PROBLEM TO WORK ON:
Quote exactly, and only, the lines of the material below from the line with "Generate a Python" through the line with "line_icpt = -54.0".

SOURCE MATERIAL:
>>>>

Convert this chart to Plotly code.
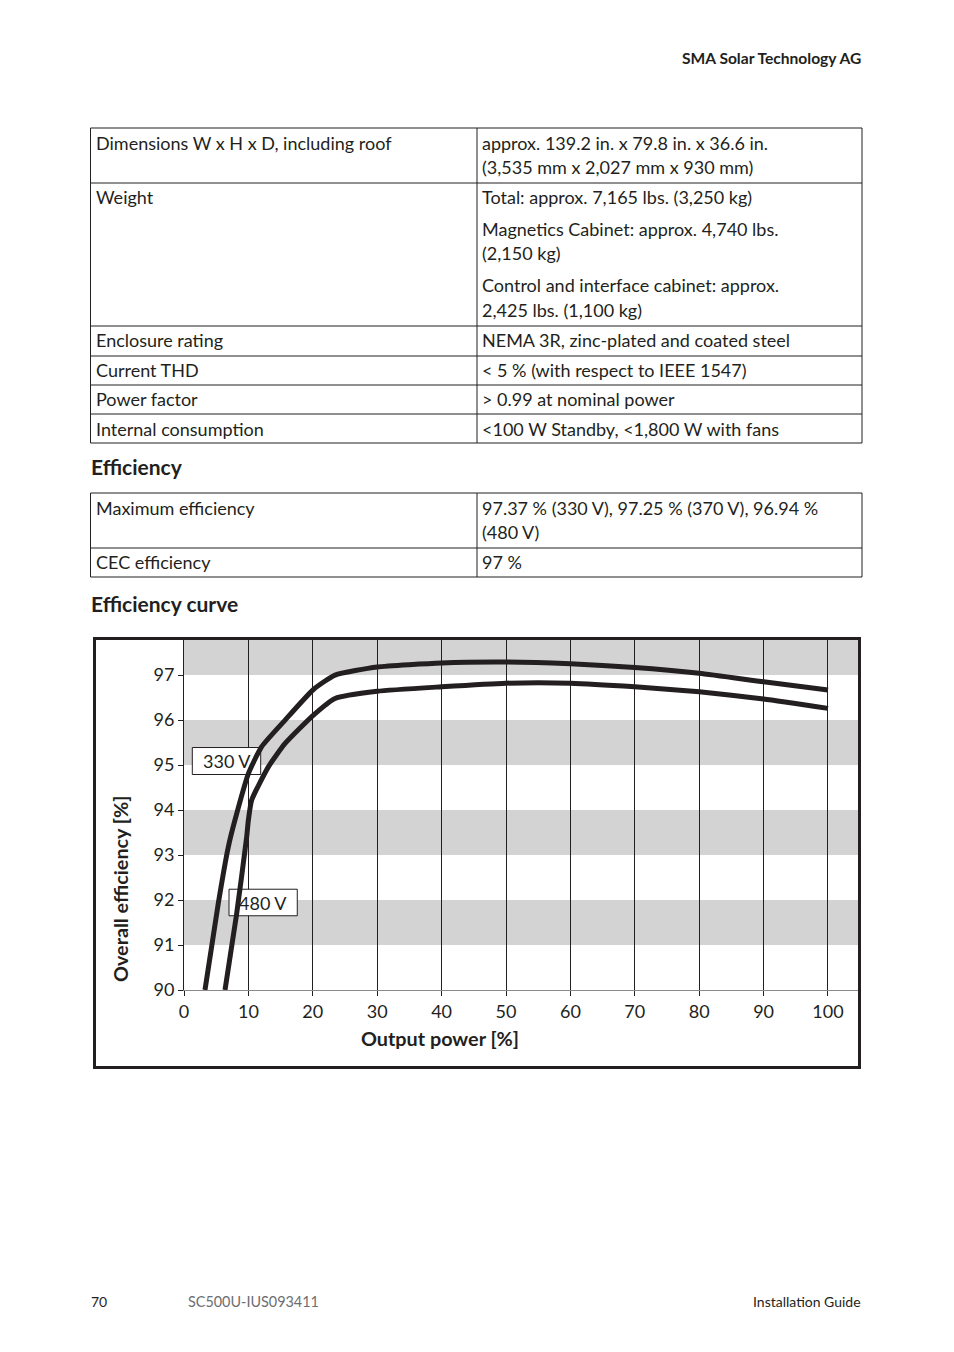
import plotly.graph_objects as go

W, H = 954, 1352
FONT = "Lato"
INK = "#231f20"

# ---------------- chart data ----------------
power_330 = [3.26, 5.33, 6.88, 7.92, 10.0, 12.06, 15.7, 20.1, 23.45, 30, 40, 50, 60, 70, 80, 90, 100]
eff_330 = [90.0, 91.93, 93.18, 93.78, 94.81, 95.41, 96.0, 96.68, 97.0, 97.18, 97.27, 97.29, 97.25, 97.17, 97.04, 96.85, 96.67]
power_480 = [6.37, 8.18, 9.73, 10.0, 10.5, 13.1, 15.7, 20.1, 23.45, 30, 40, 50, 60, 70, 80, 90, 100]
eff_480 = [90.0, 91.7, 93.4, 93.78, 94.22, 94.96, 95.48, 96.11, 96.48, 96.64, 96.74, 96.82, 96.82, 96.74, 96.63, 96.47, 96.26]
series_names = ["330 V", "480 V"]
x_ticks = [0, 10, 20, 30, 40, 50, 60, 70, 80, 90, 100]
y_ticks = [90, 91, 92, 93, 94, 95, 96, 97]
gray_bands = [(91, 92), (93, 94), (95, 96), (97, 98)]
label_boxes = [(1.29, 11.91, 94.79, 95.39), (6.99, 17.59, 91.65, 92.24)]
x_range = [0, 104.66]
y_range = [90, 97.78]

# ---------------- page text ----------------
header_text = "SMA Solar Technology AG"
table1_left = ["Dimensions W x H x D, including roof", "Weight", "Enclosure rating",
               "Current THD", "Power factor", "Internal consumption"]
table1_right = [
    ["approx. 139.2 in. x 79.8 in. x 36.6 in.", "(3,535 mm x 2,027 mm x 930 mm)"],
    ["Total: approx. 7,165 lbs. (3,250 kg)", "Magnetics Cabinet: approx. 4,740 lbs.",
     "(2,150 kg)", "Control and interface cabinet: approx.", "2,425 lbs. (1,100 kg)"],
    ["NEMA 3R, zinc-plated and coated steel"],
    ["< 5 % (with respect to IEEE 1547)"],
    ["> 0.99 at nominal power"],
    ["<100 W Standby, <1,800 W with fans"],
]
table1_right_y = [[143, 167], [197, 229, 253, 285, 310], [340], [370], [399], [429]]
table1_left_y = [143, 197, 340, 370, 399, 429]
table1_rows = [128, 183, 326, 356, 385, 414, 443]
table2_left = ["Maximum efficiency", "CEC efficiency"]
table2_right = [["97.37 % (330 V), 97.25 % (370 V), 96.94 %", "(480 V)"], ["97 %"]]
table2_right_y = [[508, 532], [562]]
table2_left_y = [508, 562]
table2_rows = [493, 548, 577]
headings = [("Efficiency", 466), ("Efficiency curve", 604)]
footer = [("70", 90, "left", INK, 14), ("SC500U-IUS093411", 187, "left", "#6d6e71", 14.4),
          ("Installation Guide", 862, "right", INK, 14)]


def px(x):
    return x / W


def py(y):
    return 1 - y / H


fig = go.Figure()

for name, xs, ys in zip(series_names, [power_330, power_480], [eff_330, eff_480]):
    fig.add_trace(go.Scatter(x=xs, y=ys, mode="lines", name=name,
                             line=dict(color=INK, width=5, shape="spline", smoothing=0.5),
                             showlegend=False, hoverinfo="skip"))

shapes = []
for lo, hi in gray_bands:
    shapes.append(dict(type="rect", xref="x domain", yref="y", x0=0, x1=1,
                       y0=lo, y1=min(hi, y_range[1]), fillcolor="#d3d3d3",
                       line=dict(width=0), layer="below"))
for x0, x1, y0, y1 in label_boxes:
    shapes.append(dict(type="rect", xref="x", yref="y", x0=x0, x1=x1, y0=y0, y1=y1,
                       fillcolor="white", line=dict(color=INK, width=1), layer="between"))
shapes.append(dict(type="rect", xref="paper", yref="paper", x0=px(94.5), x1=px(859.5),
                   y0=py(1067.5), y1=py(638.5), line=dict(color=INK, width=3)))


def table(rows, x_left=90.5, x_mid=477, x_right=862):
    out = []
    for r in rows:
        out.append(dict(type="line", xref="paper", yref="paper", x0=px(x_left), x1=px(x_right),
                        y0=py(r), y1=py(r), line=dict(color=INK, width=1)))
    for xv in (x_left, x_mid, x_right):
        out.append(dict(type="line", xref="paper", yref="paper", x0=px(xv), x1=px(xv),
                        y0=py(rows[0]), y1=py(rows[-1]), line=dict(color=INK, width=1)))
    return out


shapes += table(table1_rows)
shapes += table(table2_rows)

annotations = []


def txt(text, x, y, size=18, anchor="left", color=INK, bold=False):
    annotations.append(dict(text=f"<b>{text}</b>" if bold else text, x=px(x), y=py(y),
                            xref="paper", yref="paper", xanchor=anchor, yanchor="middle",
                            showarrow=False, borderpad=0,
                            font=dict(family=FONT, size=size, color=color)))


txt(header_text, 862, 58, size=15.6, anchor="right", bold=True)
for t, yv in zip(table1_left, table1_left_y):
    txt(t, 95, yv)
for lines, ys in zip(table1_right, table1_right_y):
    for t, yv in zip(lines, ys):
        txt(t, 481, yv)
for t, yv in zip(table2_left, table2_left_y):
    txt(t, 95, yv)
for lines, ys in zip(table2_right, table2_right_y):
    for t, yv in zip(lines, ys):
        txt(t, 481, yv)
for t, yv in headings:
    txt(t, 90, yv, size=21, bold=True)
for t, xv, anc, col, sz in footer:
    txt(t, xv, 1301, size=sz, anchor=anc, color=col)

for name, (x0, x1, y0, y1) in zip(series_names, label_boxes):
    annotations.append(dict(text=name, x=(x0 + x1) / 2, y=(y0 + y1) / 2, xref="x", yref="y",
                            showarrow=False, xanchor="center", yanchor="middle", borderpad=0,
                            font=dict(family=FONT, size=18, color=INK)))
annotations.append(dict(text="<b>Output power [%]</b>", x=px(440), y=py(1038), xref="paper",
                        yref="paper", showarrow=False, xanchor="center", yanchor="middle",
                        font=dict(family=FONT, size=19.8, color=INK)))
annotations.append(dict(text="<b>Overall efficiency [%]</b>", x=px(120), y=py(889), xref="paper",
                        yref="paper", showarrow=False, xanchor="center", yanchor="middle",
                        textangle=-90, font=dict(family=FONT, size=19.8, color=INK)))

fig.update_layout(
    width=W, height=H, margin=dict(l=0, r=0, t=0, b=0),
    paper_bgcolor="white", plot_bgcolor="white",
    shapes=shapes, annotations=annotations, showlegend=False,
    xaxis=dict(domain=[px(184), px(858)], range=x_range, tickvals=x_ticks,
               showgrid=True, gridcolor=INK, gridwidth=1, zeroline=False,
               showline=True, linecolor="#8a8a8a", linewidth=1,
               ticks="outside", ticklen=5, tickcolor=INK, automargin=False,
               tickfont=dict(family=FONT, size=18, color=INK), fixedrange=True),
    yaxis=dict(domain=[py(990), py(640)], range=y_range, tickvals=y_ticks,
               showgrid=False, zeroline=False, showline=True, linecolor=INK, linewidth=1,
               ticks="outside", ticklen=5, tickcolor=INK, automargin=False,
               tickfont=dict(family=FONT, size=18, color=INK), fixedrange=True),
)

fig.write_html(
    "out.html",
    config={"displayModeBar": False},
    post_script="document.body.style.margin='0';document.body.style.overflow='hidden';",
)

<<<<
>>>>

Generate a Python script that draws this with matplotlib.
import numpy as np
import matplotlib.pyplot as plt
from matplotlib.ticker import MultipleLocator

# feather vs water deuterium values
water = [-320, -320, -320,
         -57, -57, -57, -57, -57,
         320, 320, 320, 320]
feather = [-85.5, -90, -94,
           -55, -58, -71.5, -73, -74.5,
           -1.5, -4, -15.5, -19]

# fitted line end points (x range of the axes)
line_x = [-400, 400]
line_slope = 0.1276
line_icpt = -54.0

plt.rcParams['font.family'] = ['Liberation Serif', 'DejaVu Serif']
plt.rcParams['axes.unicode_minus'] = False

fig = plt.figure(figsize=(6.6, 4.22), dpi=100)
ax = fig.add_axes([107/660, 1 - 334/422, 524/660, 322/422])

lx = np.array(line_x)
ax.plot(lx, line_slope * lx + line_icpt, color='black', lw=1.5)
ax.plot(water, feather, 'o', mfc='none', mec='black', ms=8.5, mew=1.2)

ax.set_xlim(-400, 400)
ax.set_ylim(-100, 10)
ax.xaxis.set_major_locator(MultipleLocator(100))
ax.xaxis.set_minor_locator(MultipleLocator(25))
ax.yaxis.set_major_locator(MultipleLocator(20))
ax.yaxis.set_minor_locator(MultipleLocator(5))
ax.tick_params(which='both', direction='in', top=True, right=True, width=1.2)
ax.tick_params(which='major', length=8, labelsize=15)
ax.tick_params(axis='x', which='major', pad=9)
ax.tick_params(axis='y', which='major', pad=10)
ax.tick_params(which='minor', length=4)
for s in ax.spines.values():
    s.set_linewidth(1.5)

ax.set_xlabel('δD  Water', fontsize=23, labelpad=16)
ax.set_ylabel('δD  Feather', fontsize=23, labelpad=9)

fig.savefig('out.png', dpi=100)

<<<<
>>>>

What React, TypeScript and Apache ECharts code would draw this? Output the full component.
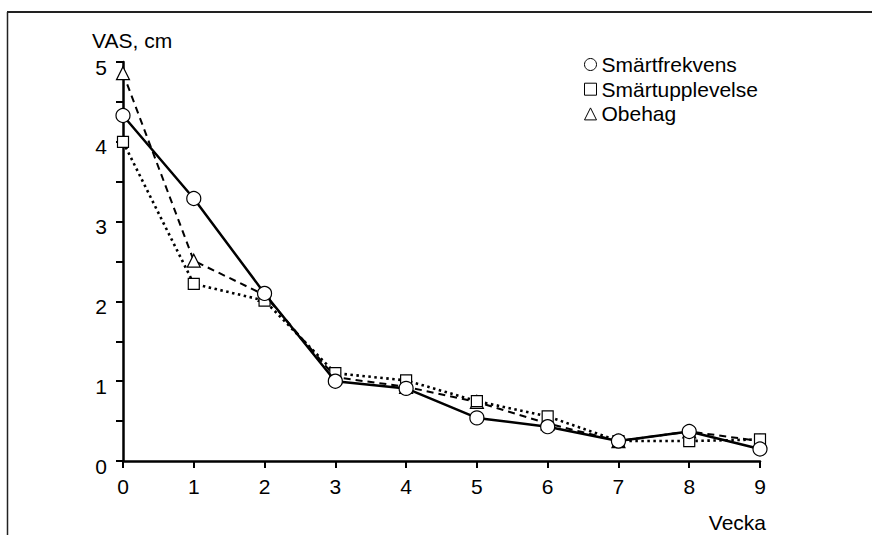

<<<<

OUTPUT BELOW:
Generate a Python script that draws this with matplotlib.
import numpy as np
import matplotlib.pyplot as plt
from matplotlib.ticker import MultipleLocator

# feather vs water deuterium values
water = [-320, -320, -320,
         -57, -57, -57, -57, -57,
         320, 320, 320, 320]
feather = [-85.5, -90, -94,
           -55, -58, -71.5, -73, -74.5,
           -1.5, -4, -15.5, -19]

# fitted line end points (x range of the axes)
line_x = [-400, 400]
line_slope = 0.1276
line_icpt = -54.0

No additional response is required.